This week, we need you to be thinking about trolls. You need to be talking about trolls. When you see a stranger, your first impulse should be to ask them about their stance on “the troll issue.” You should start describing yourself as “trollpilled.” The source of this recent obsession is the Pease Park Conservancy, which normally oversees the stewardship of Austin’s own Pease Park along Shoal Creek near downtown, but has recently expanded its purview to include the stewardship of trolls. Giant trolls.
This week, the Conservancy’s kicking off a deeply offbeat campaign to install a troll sculpture in Pease Park from Danish artist Thomas Dambo, who has carved out a reputation for constructing trolls from scrap wood and other recycled local materials. These giant public art pieces, sometimes rising up to 30 feet tall, are now installed in over 100 locations worldwide, often placed a bit off the beaten path in natural areas to encourage exploration and discovery — you can imagine how amusingly horrifying it would be to come across one of these things in the woods on your own.
Every piece of art Dambo creates has a story – a message about environmental or ecological awareness. Before building a sculpture, Dambo works with locals to understand their culture and stories seeking to find commonality in goals of taking care of Mother Nature and to educate on how to do better.
His whimsical, recycled-wood trolls provide community members with the opportunity to explore nature on their visit and to experience an example of how materials can be reused and repurposed into art. The trolls created by Thomas Dambo are hand-built so impact to the surrounding environment is minimal.
The whole Pease initiative is proposed with the tone of a kid begging their parents for a dog, except this time it’s a troll. We are obsessed with the increasingly straight-faced collection of FAQ questions: “How long would the troll be in Pease Park? What are the possible sites for the troll? How does the troll fit into Pease Park Conservancy’s interpretive plans?” I promise to feed the troll and take the troll for a walk every day.
But really, the troll seems like a pretty good deal, as far as trolls go. The artwork would be donated to the City of Austin, but fully funded and maintained by the Conservancy, with no use of public money in the exchange — no troll toll, in other words. The artist would offer the troll to the park for at least 15 years, meaning it has the potential to frighten children who haven’t even been born yet. We’re always in favor of public art, but Dambo’s trolls actually seem like good public art, which is a lot harder to come by — they’re strange and enigmatic and haunting in that “Where the Wild Things Are” sensibility of scaring kids on purpose to make them more interesting people. Stare long enough at the troll, as they say, and the troll might start staring back at you.

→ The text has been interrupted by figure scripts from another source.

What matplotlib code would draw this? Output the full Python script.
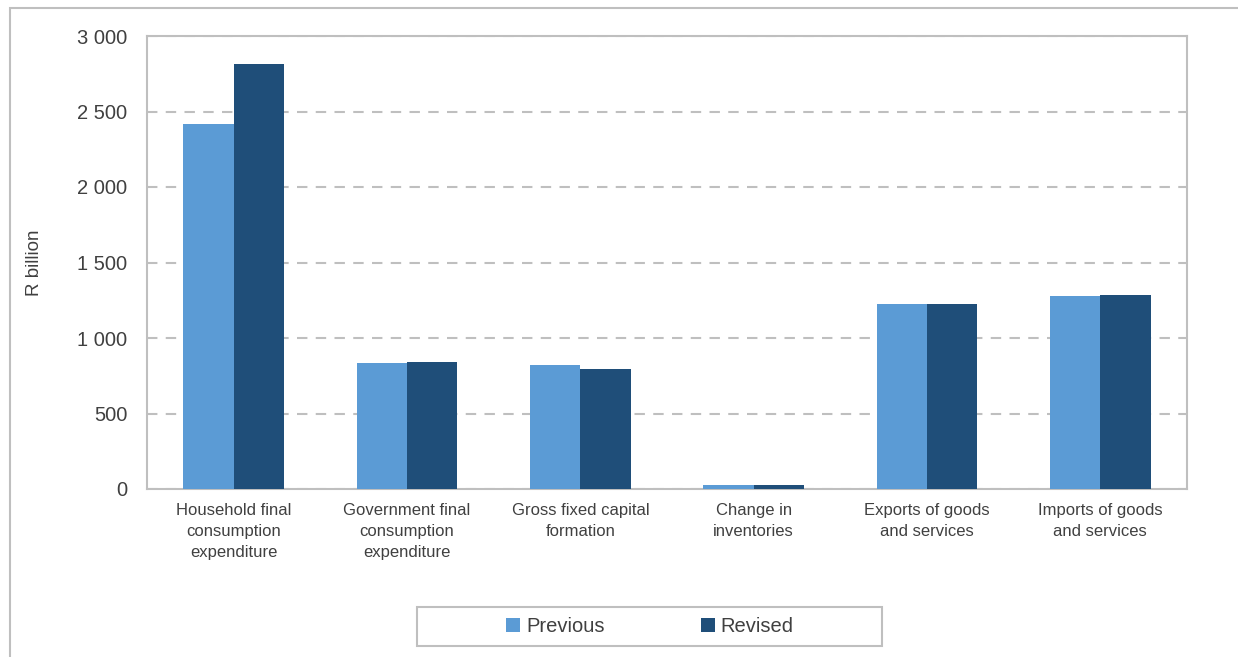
import numpy as np
import matplotlib
matplotlib.use("Agg")
import matplotlib.pyplot as plt
from matplotlib.patches import Rectangle

plt.rcParams["font.family"] = ["Liberation Sans", "DejaVu Sans"]

categories = [
    "Household final\nconsumption\nexpenditure",
    "Government final\nconsumption\nexpenditure",
    "Gross fixed capital\nformation",
    "Change in\ninventories",
    "Exports of goods\nand services",
    "Imports of goods\nand services",
]
previous = [2417, 832, 824, 29, 1223, 1276]
revised = [2815, 838, 795, 29, 1223, 1282]
y_ticks = [0, 500, 1000, 1500, 2000, 2500, 3000]
y_tick_labels = ["0", "500", "1 000", "1 500", "2 000", "2 500", "3 000"]

text_color = "#404040"
frame_color = "#bfbfbf"
c_prev = "#5b9bd5"
c_rev = "#1f4e79"

W, H = 1238, 657
fig = plt.figure(figsize=(W / 100, H / 100), dpi=100)
# outer chart frame (right and bottom run off the image)
fig.patches.append(Rectangle((10 / W, -0.1), 1.2, 1.1 - 8 / H, transform=fig.transFigure,
                             fill=False, edgecolor=frame_color, linewidth=1.5))

ax = fig.add_axes([147 / W, 1 - 489 / H, 1040 / W, 453 / H])
x = np.arange(len(categories))
w = 0.29
ax.bar(x - w / 2, previous, width=w, color=c_prev, label="Previous", zorder=3)
ax.bar(x + w / 2, revised, width=w, color=c_rev, label="Revised", zorder=3)

ax.set_xlim(-0.5, len(categories) - 0.5)
ax.set_ylim(0, 3000)
ax.set_yticks(y_ticks)
ax.set_yticklabels(y_tick_labels, fontsize=14.5, color=text_color)
ax.set_xticks(x)
ax.set_xticklabels(categories, fontsize=12, color=text_color, linespacing=1.5)
ax.tick_params(axis="y", length=0, pad=14)
ax.tick_params(axis="x", length=0, pad=10)
ax.yaxis.grid(True, linestyle=(0, (5, 4)), color=frame_color, linewidth=1.5, zorder=0)
for s in ax.spines.values():
    s.set_color(frame_color)
    s.set_linewidth(1.5)
ax.set_ylabel("R billion", fontsize=13.5, color=text_color, labelpad=25)

# legend box drawn separately so its width matches the reference
fig.patches.append(Rectangle((417 / W, 1 - 646 / H), 465 / W, 39 / H, transform=fig.transFigure,
                             fill=False, edgecolor=frame_color, linewidth=1.5))
leg = fig.legend(loc="center", bbox_to_anchor=(650 / W, 1 - 626.5 / H), ncol=2,
                 fontsize=14.5, frameon=False, handlelength=0.7, handleheight=0.7,
                 handletextpad=0.3, columnspacing=4.75)
for t in leg.get_texts():
    t.set_color(text_color)

fig.savefig("out.png", dpi=100)
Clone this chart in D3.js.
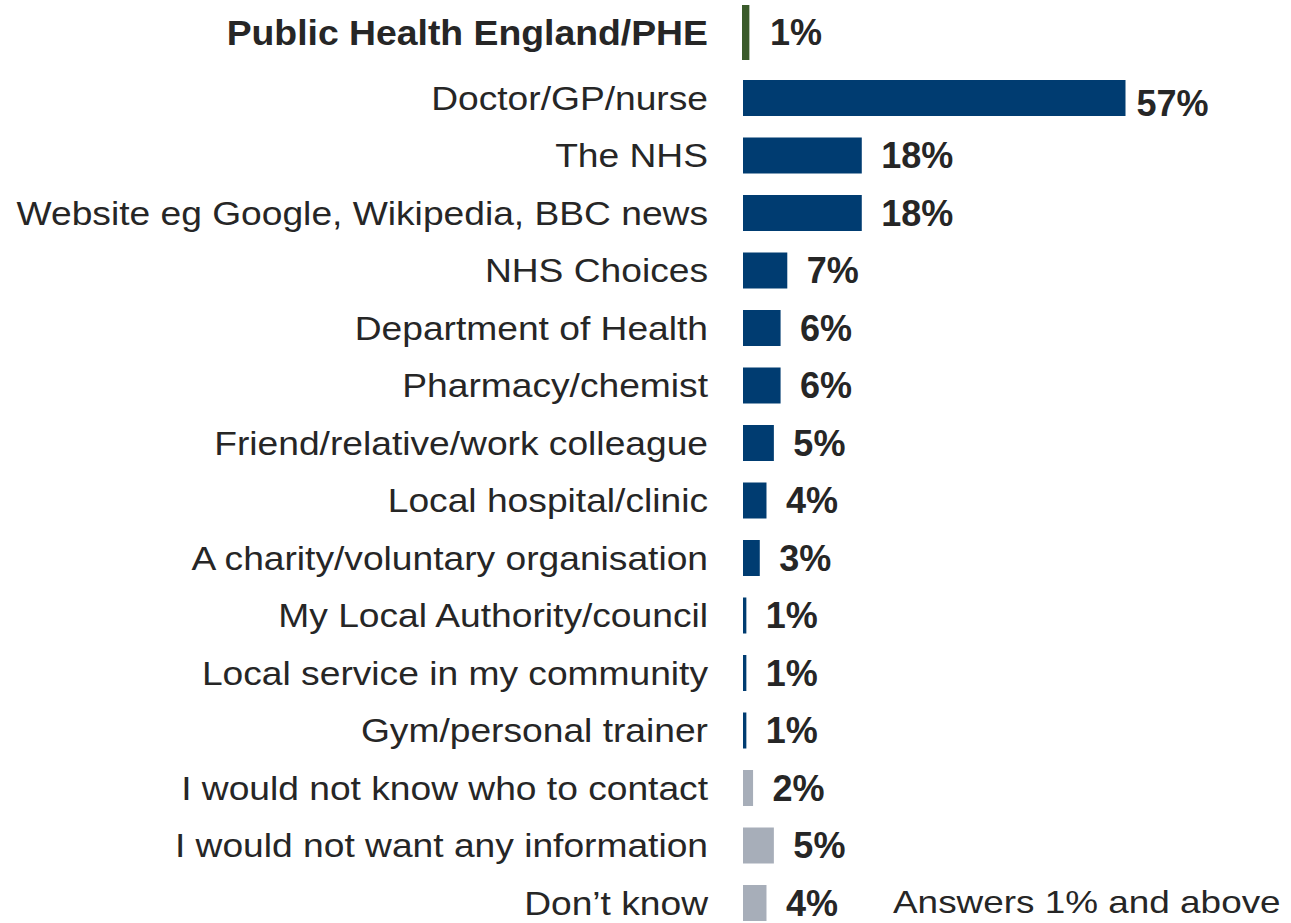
<!DOCTYPE html>
<html>
<head>
<meta charset="utf-8">
<script src="https://cdn.jsdelivr.net/npm/d3@7"></script>
<style>
  html, body { margin: 0; padding: 0; background: #ffffff; }
  svg { display: block; }
</style>
</head>
<body>
<svg id="chart" width="1291" height="923"></svg>
<script>
// ---- data ----
const categories = [
  "Public Health England/PHE",
  "Doctor/GP/nurse",
  "The NHS",
  "Website eg Google, Wikipedia, BBC news",
  "NHS Choices",
  "Department of Health",
  "Pharmacy/chemist",
  "Friend/relative/work colleague",
  "Local hospital/clinic",
  "A charity/voluntary organisation",
  "My Local Authority/council",
  "Local service in my community",
  "Gym/personal trainer",
  "I would not know who to contact",
  "I would not want any information",
  "Don\u2019t know"
];
// estimated bar lengths (percent)
const values = [1.1, 57.0, 17.7, 17.7, 6.6, 5.6, 5.6, 4.6, 3.5, 2.5, 0.5, 0.5, 0.5, 1.5, 4.6, 3.5];
// displayed labels
const valueLabels = ["1%", "57%", "18%", "18%", "7%", "6%", "6%", "5%", "4%", "3%", "1%", "1%", "1%", "2%", "5%", "4%"];
// group: highlight / source / other
const groups = ["highlight", "source", "source", "source", "source", "source", "source", "source", "source", "source", "source", "source", "source", "other", "other", "other"];
const footnote = "Answers 1% and above";

// ---- styles ----
const colors = { highlight: "#3a5a2a", source: "#003c71", other: "#a7aeb9" };
const textColor = "#262626";
const fontFamily = "'Liberation Sans', Arial, Helvetica, sans-serif";

const svg = d3.select("#chart");
const x0 = 743;
const x = d3.scaleLinear().domain([0, 57]).range([x0, 1125.5]);
const y = d3.scalePoint().domain(categories).range([40.5, 903]);
const yPos = (d, i) => y(d) - (i === 0 ? 8 : 0);
const barH = (i) => i === 0 ? 55 : 36;

const rows = categories.map((c, i) => ({ c, v: values[i], lab: valueLabels[i], g: groups[i], i }));

// bars
svg.append("g").selectAll("rect").data(rows).join("rect")
  .attr("x", d => x(0) - (d.i === 0 ? 1 : 0))
  .attr("y", d => yPos(d.c, d.i) - barH(d.i) / 2)
  .attr("width", d => x(d.v) - x(0))
  .attr("height", d => barH(d.i))
  .attr("fill", d => colors[d.g]);

// category labels
svg.append("g").selectAll("text").data(rows).join("text")
  .attr("transform", d => `translate(708,${yPos(d.c, d.i)}) scale(${d.i === 0 ? 1.067 : 1.11},1)`)
  .attr("dy", "0.35em")
  .attr("text-anchor", "end")
  .attr("font-family", fontFamily)
  .attr("font-size", d => d.i === 0 ? 35 : 33.5)
  .attr("font-weight", d => d.i === 0 ? "bold" : "normal")
  .attr("fill", textColor)
  .text(d => d.c);

// value labels
svg.append("g").selectAll("text").data(rows).join("text")
  .attr("x", d => x(d.v) + (d.i === 1 ? 11 : 19.5))
  .attr("y", d => yPos(d.c, d.i) + (d.i === 1 ? 5.5 : 0))
  .attr("dy", "0.35em")
  .attr("text-anchor", "start")
  .attr("font-family", fontFamily)
  .attr("font-size", 36)
  .attr("font-weight", "bold")
  .attr("fill", textColor)
  .text(d => d.lab);

// footnote
svg.append("text")
  .attr("transform", "translate(893,913) scale(1.21,1)")
  .attr("font-family", fontFamily)
  .attr("font-size", 30.5)
  .attr("fill", textColor)
  .text(footnote);
</script>
</body>
</html>
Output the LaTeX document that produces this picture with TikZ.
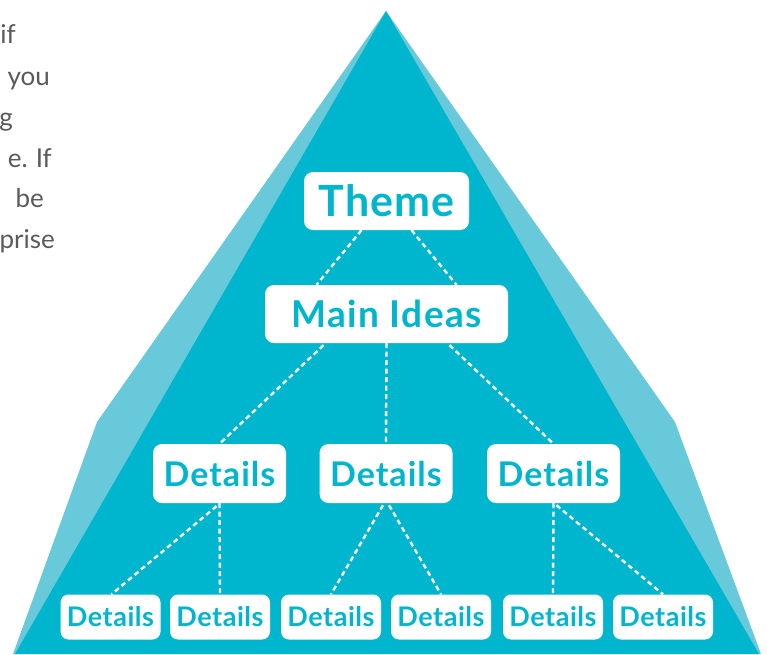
\documentclass[tikz,border=0pt]{standalone}
\usepackage{fontspec}
\setmainfont{Lato}
\definecolor{tealdark}{RGB}{0,182,206}
\definecolor{teallight}{RGB}{104,201,219}
\definecolor{txtgray}{RGB}{90,90,90}
\begin{document}
\begin{tikzpicture}[x=1pt,y=-1pt,
  box/.style={fill=white,rounded corners=9pt,inner sep=0pt,text=tealdark},
  bigbox/.style={box,minimum height=58pt},
  midbox/.style={box,minimum width=133pt,minimum height=59pt,font=\bfseries\fontsize{34}{38}\selectfont\addfontfeatures{LetterSpace=3}},
  smallbox/.style={box,minimum width=100pt,minimum height=45pt,rounded corners=8pt,font=\bfseries\fontsize{27}{30}\selectfont\addfontfeatures{LetterSpace=2}},
  link/.style={draw=white,line width=2.4pt,dash pattern=on 5pt off 3.5pt},
  sidetext/.style={anchor=base east,inner sep=0pt,text=txtgray,font=\fontsize{26}{32}\selectfont}]
\useasboundingbox (0,0) rectangle (767,654);
% pyramid
\fill[teallight] (386,11) -- (97,422) -- (13,654) -- (761,654) -- (675,422) -- cycle;
\fill[tealdark] (386,11) -- (15,654) -- (759,654) -- cycle;
% side text (cropped paragraph)
\node[sidetext] (t1) at (16,43) {if};
\node[sidetext] (t2) at (50,85) {you};
\node[sidetext] (t3) at (13,126) {g};
\node[sidetext] (t4) at (52,167) {e.\hspace{8pt}If};
\node[sidetext] (t5) at (44,207) {be};
\node[sidetext] (t6) at (55,248) {prise};
% nodes
\node[bigbox,minimum width=165pt,font=\bfseries\fontsize{43}{46}\selectfont\addfontfeatures{LetterSpace=2}] (theme) at (386.5,201) {Theme};
\node[bigbox,minimum width=243pt,font=\bfseries\fontsize{37}{40}\selectfont\addfontfeatures{LetterSpace=4}] (main) at (386.5,314) {Main Ideas};
\node[midbox] (d1) at (219.5,473.5) {Details};
\node[midbox] (d2) at (386,473.5) {Details};
\node[midbox] (d3) at (553.5,473.5) {Details};
\node[smallbox] (b1) at (110.5,617) {Details};
\node[smallbox] (b2) at (220,617) {Details};
\node[smallbox] (b3) at (331,617) {Details};
\node[smallbox] (b4) at (441,617) {Details};
\node[smallbox] (b5) at (553,617) {Details};
\node[smallbox] (b6) at (663,617) {Details};
% connectors
\draw[link] ([xshift=-25pt]theme.south) -- ([xshift=-70pt]main.north);
\draw[link] ([xshift=25pt]theme.south) -- ([xshift=70pt]main.north);
\draw[link] ([xshift=-63pt,yshift=-2pt]main.south) -- (d1.north);
\draw[link] (main.south) -- (d2.north);
\draw[link] ([xshift=63pt,yshift=-2pt]main.south) -- (d3.north);
\draw[link] ([xshift=-3pt,yshift=-3pt]d1.south) -- ([xshift=1pt]b1.north);
\draw[link] (d1.south) -- (b2.north);
\draw[link] ([xshift=-3pt,yshift=-2pt]d2.south) -- (b3.north);
\draw[link] ([xshift=3pt,yshift=-2pt]d2.south) -- (b4.north);
\draw[link] (d3.south) -- (b5.north);
\draw[link] ([xshift=3pt,yshift=-2pt]d3.south) -- (b6.north);
\end{tikzpicture}
\end{document}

We’re obviously convinced already, and how on earth could you not be? All that’s left is to fill out the Pease Park Conservancy’s, uh, “Troll Survey,” with your thoughts on where exactly in the woods the troll might be installed. We suggest the third option, near the new playground at Kingsbury Commons on the south end of the park, but you could really put one of these things anywhere. Austin, please build the troll.